Le tintamarre présidentiel dans le Septentrion n’avait rien à voir avec les sinistrés de Lagdo à l’origine. Il avait pour but de noyer l’effet Marafa.
Quelqu’un se souvient-il d’une précédente visite « spontanée » du chef de l’État camerounais, M. Paul Biya, partout où il y eu une catastrophe naturelle dans une région au Cameroun, comme cela fut le cas récemment à Lagdo suite aux crues y provoquées par les pluies diluviennes? En trente années de pouvoir à Yaoundé, le locataire d’Etoudi avait habitué son monde au scénario de l’indifférence apparente en de telles occasions, laissées généralement à des membres du gouvernement ou, simplement, à des administrateurs civils…
On ne s’y est pas trompé
De source exclusive, la visite présidentielle dans le septentrion n’avait rien à voir, à l’origine, avec les crues qui ont fait des dizaines de morts et des centaines de sinistrés sur les rives de la Bénoué. Les crues ne furent qu’une aubaine supplémentaire ayant contribué à donner une connotation humanitaire à une simple offensive politique.
« La visite dans l’Extrême-nord était prévue depuis plusieurs semaines », nous avoue un proche du Palais. « Et comme le chef de l’État est toujours si ‘chanceux’, les inondations sont venues nous aider ». En peu de temps, il y a donc eu le « retour triomphal » d’Europe de la première Dame, Chantal Biya » et les crues « qui sont venus relancer l’image du chef de l’Etat et faire oublier un peu la débâcle des Lions indomptables ».

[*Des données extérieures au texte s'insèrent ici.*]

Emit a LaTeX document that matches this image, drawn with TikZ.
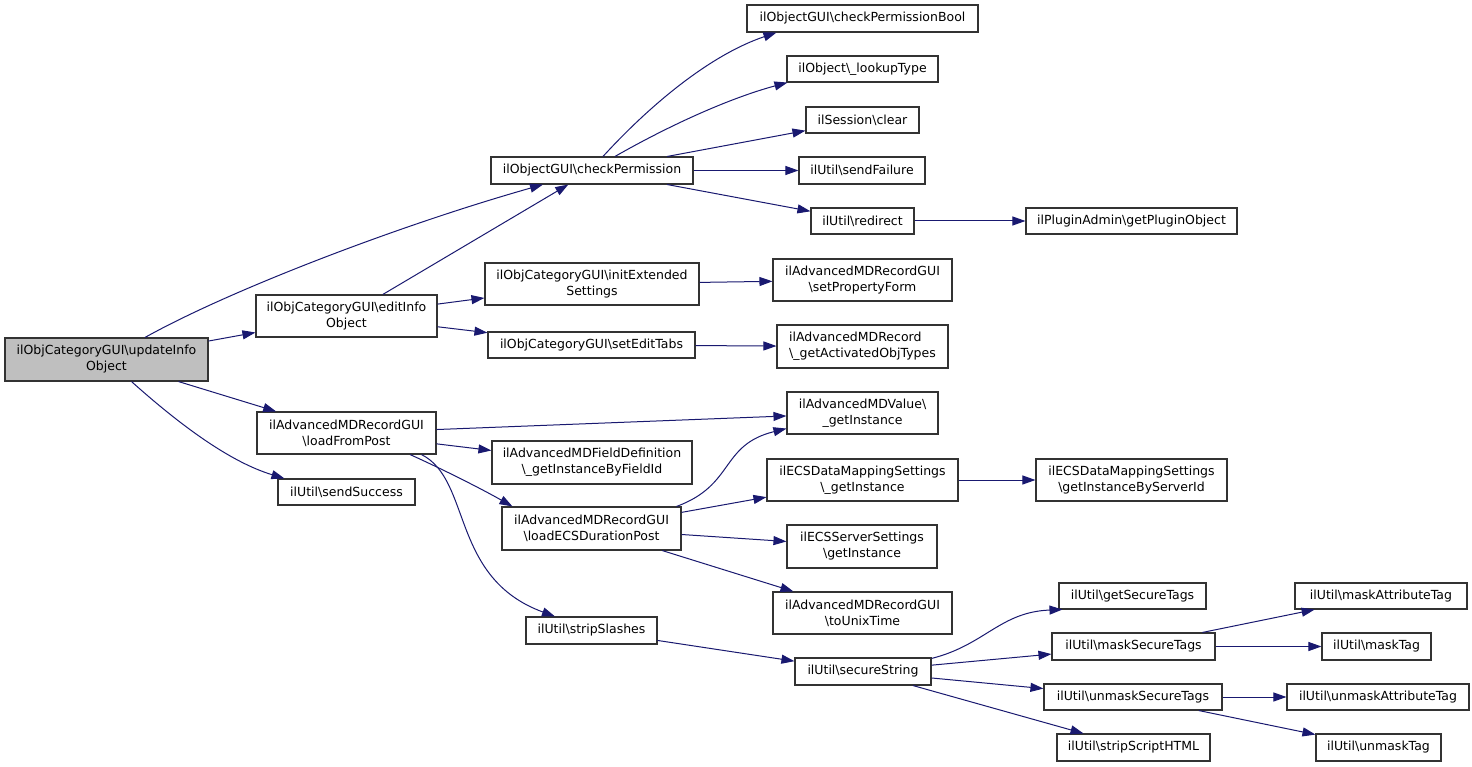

Selon la même source, la visite prévue au départ dans le seul Diamaré avait, ainsi, pour but de contrebalancer la fronde pro-Marafa à Garoua. Le Palais avait envisagé de surfer sur le subtil antagonisme entre les élites peulhe et kirdis de l’Extrême-nord contre les apparatchiks de la Bénoué… Il se peut que, sur le timing, la descente ait, du reste, permis d’anticiper sur d’éventuelles manifestations de colère de militants locaux du Rassemblement Démocratique du Peuple Camerounais (Rdpc) suite au verdict prévisible dans l’affaire opposant le Ministère public à l’ancien secrétaire général de la Présidence de la République, Marafa Hamidou Yaya, coupable d’avoir lorgné sur le fauteuil présidentiel…
En fait, il y a mieux. Le plausible désamour entre le Palais et l’essentiel du glacis électoral nordiste n’aurait pas échappé aux apparatchiks de la Bénoué qui, à l’occasion, n’ont pas hésité à rouspéter et à demander des explications au chef de l’État sur son passage éclair dans leur ville, M. Paul Biya ayant plutôt choisi la résidence présidentielle de Maroua dans le Diamaré pour la nuit. Pour ce « lapin », la raison fut toute préparée par le Palais. La résidence présidentielle de Garoua demeure dans un état exécrable au plan des équipements, n’ayant subi aucune rénovation véritable depuis l’époque de la rupture d’avec l’ancien président Ahmadou Ahidjo. Surtout, il y a eu si peu de temps, « dans l’urgence de la crise des crues » (sic), pour réaliser d’éventuelles rénovations. Ce n’est pas le cas de la résidence présidentielle de Maroua qui est considérée à Étoudi comme « l’une des meilleures du Cameroun après le Palais de l’Unité ». L’information sur l’état de la résidence de la Bénoué est exacte et vérifiable. Mais la raison du choix inconditionnel de Maroua est une petite menterie politicienne.
Officiellement donc, la visite a eu plus que l’effet escompté : elle a résonné comme l’extraordinaire élan de solidarité du Palais, idée qui a été tant célébrée dans les médias gouvernementaux. De plus, elle a permis d’oublier un peu Marafa Hamidou Yaya qui, urbi et orbi, ne s’est pas avoué vaincu… Ambiance.